• _Task objective_
Pictures stay out of the copy; restate everything else in the material exactly.

** Begin **

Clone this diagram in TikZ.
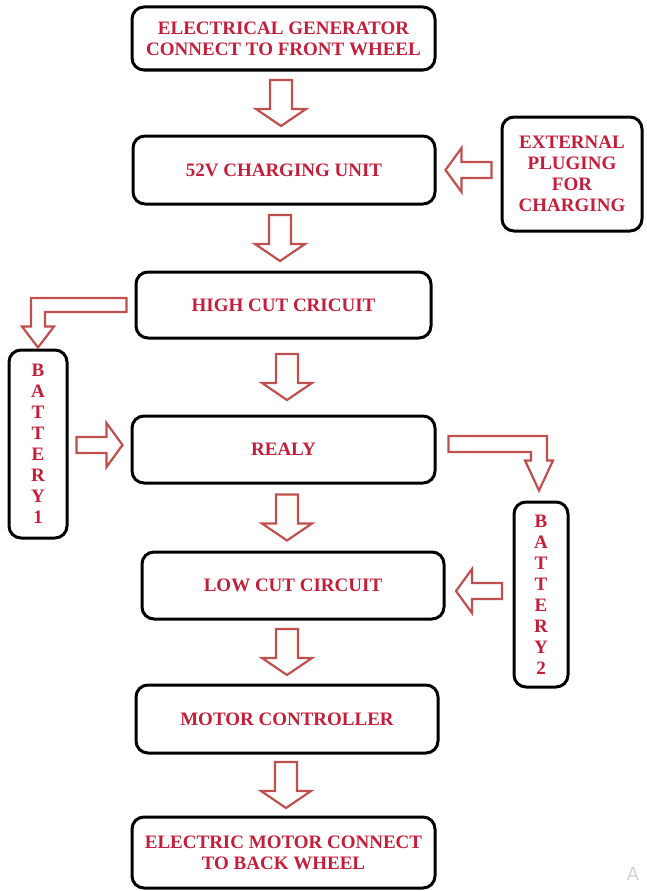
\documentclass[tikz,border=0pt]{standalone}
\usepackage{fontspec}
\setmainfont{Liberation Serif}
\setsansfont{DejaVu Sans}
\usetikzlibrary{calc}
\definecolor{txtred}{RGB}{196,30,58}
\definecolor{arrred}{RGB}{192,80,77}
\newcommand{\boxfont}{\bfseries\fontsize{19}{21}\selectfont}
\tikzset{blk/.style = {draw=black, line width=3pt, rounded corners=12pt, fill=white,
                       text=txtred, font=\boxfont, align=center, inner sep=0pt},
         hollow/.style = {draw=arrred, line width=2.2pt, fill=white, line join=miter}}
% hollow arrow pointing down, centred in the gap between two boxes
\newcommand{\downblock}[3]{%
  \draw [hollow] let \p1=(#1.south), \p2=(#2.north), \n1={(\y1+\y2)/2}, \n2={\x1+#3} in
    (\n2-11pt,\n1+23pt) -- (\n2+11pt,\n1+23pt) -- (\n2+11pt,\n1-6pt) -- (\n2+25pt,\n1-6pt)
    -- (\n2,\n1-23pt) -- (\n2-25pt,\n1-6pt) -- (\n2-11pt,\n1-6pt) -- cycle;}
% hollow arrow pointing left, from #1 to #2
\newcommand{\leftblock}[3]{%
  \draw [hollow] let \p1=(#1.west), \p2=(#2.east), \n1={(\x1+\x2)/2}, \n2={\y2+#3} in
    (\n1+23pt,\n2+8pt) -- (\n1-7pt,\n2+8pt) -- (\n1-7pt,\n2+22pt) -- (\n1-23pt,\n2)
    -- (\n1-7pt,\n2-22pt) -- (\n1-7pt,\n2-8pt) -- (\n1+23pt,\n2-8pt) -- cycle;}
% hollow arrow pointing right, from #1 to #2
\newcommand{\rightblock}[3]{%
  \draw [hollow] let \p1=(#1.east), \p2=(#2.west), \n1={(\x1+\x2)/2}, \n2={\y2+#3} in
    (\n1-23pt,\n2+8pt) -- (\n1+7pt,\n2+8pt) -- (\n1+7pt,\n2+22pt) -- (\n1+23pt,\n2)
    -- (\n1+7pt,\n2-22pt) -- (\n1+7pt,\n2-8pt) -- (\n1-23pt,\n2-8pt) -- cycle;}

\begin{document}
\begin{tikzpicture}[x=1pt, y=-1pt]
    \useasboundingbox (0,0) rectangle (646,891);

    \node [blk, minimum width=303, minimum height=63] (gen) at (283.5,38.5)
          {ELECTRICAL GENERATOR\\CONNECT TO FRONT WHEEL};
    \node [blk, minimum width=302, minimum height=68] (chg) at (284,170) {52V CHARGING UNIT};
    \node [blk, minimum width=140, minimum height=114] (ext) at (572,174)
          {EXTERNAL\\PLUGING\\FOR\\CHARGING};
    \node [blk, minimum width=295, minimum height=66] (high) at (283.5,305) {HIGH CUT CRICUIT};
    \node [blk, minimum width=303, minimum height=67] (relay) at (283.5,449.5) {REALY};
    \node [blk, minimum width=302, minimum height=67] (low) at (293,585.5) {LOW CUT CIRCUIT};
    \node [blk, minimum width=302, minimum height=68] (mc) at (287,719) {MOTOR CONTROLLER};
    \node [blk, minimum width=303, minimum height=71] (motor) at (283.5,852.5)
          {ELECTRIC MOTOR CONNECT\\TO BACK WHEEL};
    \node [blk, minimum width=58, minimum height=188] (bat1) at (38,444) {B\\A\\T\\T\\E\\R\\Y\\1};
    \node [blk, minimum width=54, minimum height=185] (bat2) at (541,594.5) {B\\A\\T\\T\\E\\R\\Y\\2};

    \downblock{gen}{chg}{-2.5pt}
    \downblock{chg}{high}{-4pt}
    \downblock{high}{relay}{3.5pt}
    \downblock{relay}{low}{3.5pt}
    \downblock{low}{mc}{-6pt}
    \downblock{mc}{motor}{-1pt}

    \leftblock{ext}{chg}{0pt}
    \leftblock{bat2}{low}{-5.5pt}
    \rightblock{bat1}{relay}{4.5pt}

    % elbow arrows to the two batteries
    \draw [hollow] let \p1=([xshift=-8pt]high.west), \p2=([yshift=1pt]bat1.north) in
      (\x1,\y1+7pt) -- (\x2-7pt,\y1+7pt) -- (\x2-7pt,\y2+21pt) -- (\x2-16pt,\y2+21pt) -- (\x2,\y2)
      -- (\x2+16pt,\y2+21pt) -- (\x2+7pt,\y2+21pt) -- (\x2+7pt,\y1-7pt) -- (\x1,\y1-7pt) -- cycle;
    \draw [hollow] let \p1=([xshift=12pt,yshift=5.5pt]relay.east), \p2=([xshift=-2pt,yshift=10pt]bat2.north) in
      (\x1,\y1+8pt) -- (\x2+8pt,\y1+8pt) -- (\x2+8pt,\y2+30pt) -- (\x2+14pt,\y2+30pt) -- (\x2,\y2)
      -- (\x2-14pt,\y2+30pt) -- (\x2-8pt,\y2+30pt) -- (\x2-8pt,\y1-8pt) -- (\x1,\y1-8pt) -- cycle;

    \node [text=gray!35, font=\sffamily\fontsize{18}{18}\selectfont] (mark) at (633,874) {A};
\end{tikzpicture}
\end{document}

** End **

• _Task response_
Clone this diagram in TikZ.
\documentclass[tikz,border=0pt]{standalone}
\usepackage{fontspec}
\setmainfont{Liberation Serif}
\setsansfont{DejaVu Sans}
\usetikzlibrary{calc}
\definecolor{txtred}{RGB}{196,30,58}
\definecolor{arrred}{RGB}{192,80,77}
\newcommand{\boxfont}{\bfseries\fontsize{19}{21}\selectfont}
\tikzset{blk/.style = {draw=black, line width=3pt, rounded corners=12pt, fill=white,
                       text=txtred, font=\boxfont, align=center, inner sep=0pt},
         hollow/.style = {draw=arrred, line width=2.2pt, fill=white, line join=miter}}
% hollow arrow pointing down, centred in the gap between two boxes
\newcommand{\downblock}[3]{%
  \draw [hollow] let \p1=(#1.south), \p2=(#2.north), \n1={(\y1+\y2)/2}, \n2={\x1+#3} in
    (\n2-11pt,\n1+23pt) -- (\n2+11pt,\n1+23pt) -- (\n2+11pt,\n1-6pt) -- (\n2+25pt,\n1-6pt)
    -- (\n2,\n1-23pt) -- (\n2-25pt,\n1-6pt) -- (\n2-11pt,\n1-6pt) -- cycle;}
% hollow arrow pointing left, from #1 to #2
\newcommand{\leftblock}[3]{%
  \draw [hollow] let \p1=(#1.west), \p2=(#2.east), \n1={(\x1+\x2)/2}, \n2={\y2+#3} in
    (\n1+23pt,\n2+8pt) -- (\n1-7pt,\n2+8pt) -- (\n1-7pt,\n2+22pt) -- (\n1-23pt,\n2)
    -- (\n1-7pt,\n2-22pt) -- (\n1-7pt,\n2-8pt) -- (\n1+23pt,\n2-8pt) -- cycle;}
% hollow arrow pointing right, from #1 to #2
\newcommand{\rightblock}[3]{%
  \draw [hollow] let \p1=(#1.east), \p2=(#2.west), \n1={(\x1+\x2)/2}, \n2={\y2+#3} in
    (\n1-23pt,\n2+8pt) -- (\n1+7pt,\n2+8pt) -- (\n1+7pt,\n2+22pt) -- (\n1+23pt,\n2)
    -- (\n1+7pt,\n2-22pt) -- (\n1+7pt,\n2-8pt) -- (\n1-23pt,\n2-8pt) -- cycle;}

\begin{document}
\begin{tikzpicture}[x=1pt, y=-1pt]
    \useasboundingbox (0,0) rectangle (646,891);

    \node [blk, minimum width=303, minimum height=63] (gen) at (283.5,38.5)
          {ELECTRICAL GENERATOR\\CONNECT TO FRONT WHEEL};
    \node [blk, minimum width=302, minimum height=68] (chg) at (284,170) {52V CHARGING UNIT};
    \node [blk, minimum width=140, minimum height=114] (ext) at (572,174)
          {EXTERNAL\\PLUGING\\FOR\\CHARGING};
    \node [blk, minimum width=295, minimum height=66] (high) at (283.5,305) {HIGH CUT CRICUIT};
    \node [blk, minimum width=303, minimum height=67] (relay) at (283.5,449.5) {REALY};
    \node [blk, minimum width=302, minimum height=67] (low) at (293,585.5) {LOW CUT CIRCUIT};
    \node [blk, minimum width=302, minimum height=68] (mc) at (287,719) {MOTOR CONTROLLER};
    \node [blk, minimum width=303, minimum height=71] (motor) at (283.5,852.5)
          {ELECTRIC MOTOR CONNECT\\TO BACK WHEEL};
    \node [blk, minimum width=58, minimum height=188] (bat1) at (38,444) {B\\A\\T\\T\\E\\R\\Y\\1};
    \node [blk, minimum width=54, minimum height=185] (bat2) at (541,594.5) {B\\A\\T\\T\\E\\R\\Y\\2};

    \downblock{gen}{chg}{-2.5pt}
    \downblock{chg}{high}{-4pt}
    \downblock{high}{relay}{3.5pt}
    \downblock{relay}{low}{3.5pt}
    \downblock{low}{mc}{-6pt}
    \downblock{mc}{motor}{-1pt}

    \leftblock{ext}{chg}{0pt}
    \leftblock{bat2}{low}{-5.5pt}
    \rightblock{bat1}{relay}{4.5pt}

    % elbow arrows to the two batteries
    \draw [hollow] let \p1=([xshift=-8pt]high.west), \p2=([yshift=1pt]bat1.north) in
      (\x1,\y1+7pt) -- (\x2-7pt,\y1+7pt) -- (\x2-7pt,\y2+21pt) -- (\x2-16pt,\y2+21pt) -- (\x2,\y2)
      -- (\x2+16pt,\y2+21pt) -- (\x2+7pt,\y2+21pt) -- (\x2+7pt,\y1-7pt) -- (\x1,\y1-7pt) -- cycle;
    \draw [hollow] let \p1=([xshift=12pt,yshift=5.5pt]relay.east), \p2=([xshift=-2pt,yshift=10pt]bat2.north) in
      (\x1,\y1+8pt) -- (\x2+8pt,\y1+8pt) -- (\x2+8pt,\y2+30pt) -- (\x2+14pt,\y2+30pt) -- (\x2,\y2)
      -- (\x2-14pt,\y2+30pt) -- (\x2-8pt,\y2+30pt) -- (\x2-8pt,\y1-8pt) -- (\x1,\y1-8pt) -- cycle;

    \node [text=gray!35, font=\sffamily\fontsize{18}{18}\selectfont] (mark) at (633,874) {A};
\end{tikzpicture}
\end{document}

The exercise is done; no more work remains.